**Aim:**
Transcribe each line of the material as it is, and drop any picture.

>> Start Data extract

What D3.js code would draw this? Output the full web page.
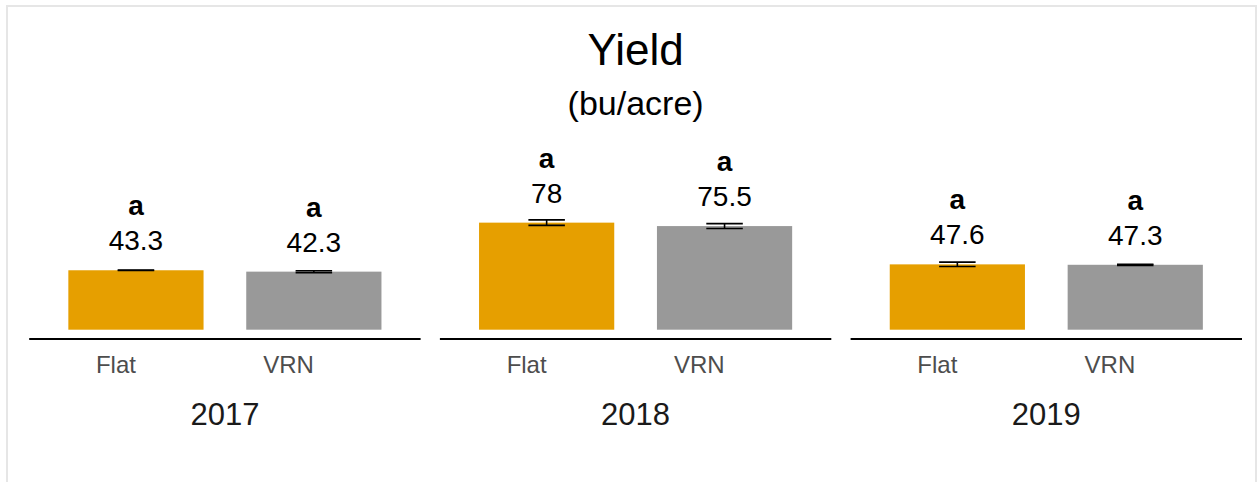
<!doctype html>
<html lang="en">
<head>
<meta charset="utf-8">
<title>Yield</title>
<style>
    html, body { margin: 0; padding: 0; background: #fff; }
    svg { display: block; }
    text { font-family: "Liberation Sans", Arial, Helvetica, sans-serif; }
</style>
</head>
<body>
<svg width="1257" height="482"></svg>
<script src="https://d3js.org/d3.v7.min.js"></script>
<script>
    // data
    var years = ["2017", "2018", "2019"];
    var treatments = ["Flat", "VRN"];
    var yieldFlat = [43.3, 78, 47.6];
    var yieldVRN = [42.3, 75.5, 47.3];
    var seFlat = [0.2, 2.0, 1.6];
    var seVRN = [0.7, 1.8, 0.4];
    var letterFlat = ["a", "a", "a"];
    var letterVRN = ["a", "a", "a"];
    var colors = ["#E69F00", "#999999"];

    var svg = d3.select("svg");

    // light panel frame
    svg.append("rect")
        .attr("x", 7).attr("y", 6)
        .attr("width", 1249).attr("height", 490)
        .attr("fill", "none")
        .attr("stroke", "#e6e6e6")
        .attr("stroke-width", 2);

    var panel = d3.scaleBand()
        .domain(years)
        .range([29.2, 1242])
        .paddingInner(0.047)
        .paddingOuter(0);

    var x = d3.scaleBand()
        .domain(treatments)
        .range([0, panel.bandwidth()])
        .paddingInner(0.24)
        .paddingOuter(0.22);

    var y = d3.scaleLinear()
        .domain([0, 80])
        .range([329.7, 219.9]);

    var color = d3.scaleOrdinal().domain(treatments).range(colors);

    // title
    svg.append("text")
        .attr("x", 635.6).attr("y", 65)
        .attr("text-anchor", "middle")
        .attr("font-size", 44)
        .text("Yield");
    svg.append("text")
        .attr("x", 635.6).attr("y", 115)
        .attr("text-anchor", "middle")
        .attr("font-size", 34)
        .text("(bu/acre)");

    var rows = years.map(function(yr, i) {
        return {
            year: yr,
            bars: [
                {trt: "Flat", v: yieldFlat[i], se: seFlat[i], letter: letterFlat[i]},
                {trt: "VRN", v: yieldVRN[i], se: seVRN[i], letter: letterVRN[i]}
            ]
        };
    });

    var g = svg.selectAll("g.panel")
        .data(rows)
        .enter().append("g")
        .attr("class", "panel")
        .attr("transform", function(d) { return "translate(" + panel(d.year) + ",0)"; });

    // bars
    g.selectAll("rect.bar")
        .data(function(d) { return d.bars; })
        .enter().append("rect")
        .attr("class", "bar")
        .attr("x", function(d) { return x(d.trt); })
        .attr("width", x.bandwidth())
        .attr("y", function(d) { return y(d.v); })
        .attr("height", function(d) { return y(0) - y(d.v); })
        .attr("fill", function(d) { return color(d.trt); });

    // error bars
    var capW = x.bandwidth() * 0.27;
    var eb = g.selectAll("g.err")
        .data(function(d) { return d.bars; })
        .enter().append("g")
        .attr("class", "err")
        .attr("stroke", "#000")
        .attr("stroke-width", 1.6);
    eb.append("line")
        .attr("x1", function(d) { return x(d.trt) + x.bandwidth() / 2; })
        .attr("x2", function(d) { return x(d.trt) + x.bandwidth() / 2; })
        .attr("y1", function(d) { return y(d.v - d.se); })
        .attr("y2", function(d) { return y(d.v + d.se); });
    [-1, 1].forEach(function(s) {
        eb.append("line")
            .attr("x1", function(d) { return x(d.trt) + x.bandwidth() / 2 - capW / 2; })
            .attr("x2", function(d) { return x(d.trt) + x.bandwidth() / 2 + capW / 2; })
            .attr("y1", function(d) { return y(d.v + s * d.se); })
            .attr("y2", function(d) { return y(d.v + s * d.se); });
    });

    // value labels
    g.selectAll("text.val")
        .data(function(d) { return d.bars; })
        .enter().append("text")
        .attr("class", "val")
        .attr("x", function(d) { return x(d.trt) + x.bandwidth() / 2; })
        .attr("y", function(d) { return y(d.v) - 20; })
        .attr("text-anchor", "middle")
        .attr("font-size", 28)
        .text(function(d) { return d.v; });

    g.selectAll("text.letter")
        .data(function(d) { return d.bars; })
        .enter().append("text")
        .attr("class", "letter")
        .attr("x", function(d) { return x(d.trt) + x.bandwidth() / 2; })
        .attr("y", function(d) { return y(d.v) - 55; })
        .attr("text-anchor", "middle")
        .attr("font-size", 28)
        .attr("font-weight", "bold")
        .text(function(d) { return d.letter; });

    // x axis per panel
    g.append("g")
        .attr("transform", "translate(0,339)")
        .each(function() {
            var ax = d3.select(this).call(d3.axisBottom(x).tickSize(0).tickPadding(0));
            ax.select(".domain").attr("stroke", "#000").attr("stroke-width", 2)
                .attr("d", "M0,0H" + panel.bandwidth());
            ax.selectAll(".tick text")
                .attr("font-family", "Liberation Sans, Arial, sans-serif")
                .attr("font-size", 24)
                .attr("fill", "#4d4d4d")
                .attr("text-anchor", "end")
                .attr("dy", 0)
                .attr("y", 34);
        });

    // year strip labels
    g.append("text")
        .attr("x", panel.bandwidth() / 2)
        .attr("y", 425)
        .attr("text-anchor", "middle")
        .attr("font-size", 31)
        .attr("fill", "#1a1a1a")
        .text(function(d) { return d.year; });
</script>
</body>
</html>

>> End Data extract

**Solution to this exercise:**
What D3.js code would draw this? Output the full web page.
<!doctype html>
<html lang="en">
<head>
<meta charset="utf-8">
<title>Yield</title>
<style>
    html, body { margin: 0; padding: 0; background: #fff; }
    svg { display: block; }
    text { font-family: "Liberation Sans", Arial, Helvetica, sans-serif; }
</style>
</head>
<body>
<svg width="1257" height="482"></svg>
<script src="https://d3js.org/d3.v7.min.js"></script>
<script>
    // data
    var years = ["2017", "2018", "2019"];
    var treatments = ["Flat", "VRN"];
    var yieldFlat = [43.3, 78, 47.6];
    var yieldVRN = [42.3, 75.5, 47.3];
    var seFlat = [0.2, 2.0, 1.6];
    var seVRN = [0.7, 1.8, 0.4];
    var letterFlat = ["a", "a", "a"];
    var letterVRN = ["a", "a", "a"];
    var colors = ["#E69F00", "#999999"];

    var svg = d3.select("svg");

    // light panel frame
    svg.append("rect")
        .attr("x", 7).attr("y", 6)
        .attr("width", 1249).attr("height", 490)
        .attr("fill", "none")
        .attr("stroke", "#e6e6e6")
        .attr("stroke-width", 2);

    var panel = d3.scaleBand()
        .domain(years)
        .range([29.2, 1242])
        .paddingInner(0.047)
        .paddingOuter(0);

    var x = d3.scaleBand()
        .domain(treatments)
        .range([0, panel.bandwidth()])
        .paddingInner(0.24)
        .paddingOuter(0.22);

    var y = d3.scaleLinear()
        .domain([0, 80])
        .range([329.7, 219.9]);

    var color = d3.scaleOrdinal().domain(treatments).range(colors);

    // title
    svg.append("text")
        .attr("x", 635.6).attr("y", 65)
        .attr("text-anchor", "middle")
        .attr("font-size", 44)
        .text("Yield");
    svg.append("text")
        .attr("x", 635.6).attr("y", 115)
        .attr("text-anchor", "middle")
        .attr("font-size", 34)
        .text("(bu/acre)");

    var rows = years.map(function(yr, i) {
        return {
            year: yr,
            bars: [
                {trt: "Flat", v: yieldFlat[i], se: seFlat[i], letter: letterFlat[i]},
                {trt: "VRN", v: yieldVRN[i], se: seVRN[i], letter: letterVRN[i]}
            ]
        };
    });

    var g = svg.selectAll("g.panel")
        .data(rows)
        .enter().append("g")
        .attr("class", "panel")
        .attr("transform", function(d) { return "translate(" + panel(d.year) + ",0)"; });

    // bars
    g.selectAll("rect.bar")
        .data(function(d) { return d.bars; })
        .enter().append("rect")
        .attr("class", "bar")
        .attr("x", function(d) { return x(d.trt); })
        .attr("width", x.bandwidth())
        .attr("y", function(d) { return y(d.v); })
        .attr("height", function(d) { return y(0) - y(d.v); })
        .attr("fill", function(d) { return color(d.trt); });

    // error bars
    var capW = x.bandwidth() * 0.27;
    var eb = g.selectAll("g.err")
        .data(function(d) { return d.bars; })
        .enter().append("g")
        .attr("class", "err")
        .attr("stroke", "#000")
        .attr("stroke-width", 1.6);
    eb.append("line")
        .attr("x1", function(d) { return x(d.trt) + x.bandwidth() / 2; })
        .attr("x2", function(d) { return x(d.trt) + x.bandwidth() / 2; })
        .attr("y1", function(d) { return y(d.v - d.se); })
        .attr("y2", function(d) { return y(d.v + d.se); });
    [-1, 1].forEach(function(s) {
        eb.append("line")
            .attr("x1", function(d) { return x(d.trt) + x.bandwidth() / 2 - capW / 2; })
            .attr("x2", function(d) { return x(d.trt) + x.bandwidth() / 2 + capW / 2; })
            .attr("y1", function(d) { return y(d.v + s * d.se); })
            .attr("y2", function(d) { return y(d.v + s * d.se); });
    });

    // value labels
    g.selectAll("text.val")
        .data(function(d) { return d.bars; })
        .enter().append("text")
        .attr("class", "val")
        .attr("x", function(d) { return x(d.trt) + x.bandwidth() / 2; })
        .attr("y", function(d) { return y(d.v) - 20; })
        .attr("text-anchor", "middle")
        .attr("font-size", 28)
        .text(function(d) { return d.v; });

    g.selectAll("text.letter")
        .data(function(d) { return d.bars; })
        .enter().append("text")
        .attr("class", "letter")
        .attr("x", function(d) { return x(d.trt) + x.bandwidth() / 2; })
        .attr("y", function(d) { return y(d.v) - 55; })
        .attr("text-anchor", "middle")
        .attr("font-size", 28)
        .attr("font-weight", "bold")
        .text(function(d) { return d.letter; });

    // x axis per panel
    g.append("g")
        .attr("transform", "translate(0,339)")
        .each(function() {
            var ax = d3.select(this).call(d3.axisBottom(x).tickSize(0).tickPadding(0));
            ax.select(".domain").attr("stroke", "#000").attr("stroke-width", 2)
                .attr("d", "M0,0H" + panel.bandwidth());
            ax.selectAll(".tick text")
                .attr("font-family", "Liberation Sans, Arial, sans-serif")
                .attr("font-size", 24)
                .attr("fill", "#4d4d4d")
                .attr("text-anchor", "end")
                .attr("dy", 0)
                .attr("y", 34);
        });

    // year strip labels
    g.append("text")
        .attr("x", panel.bandwidth() / 2)
        .attr("y", 425)
        .attr("text-anchor", "middle")
        .attr("font-size", 31)
        .attr("fill", "#1a1a1a")
        .text(function(d) { return d.year; });
</script>
</body>
</html>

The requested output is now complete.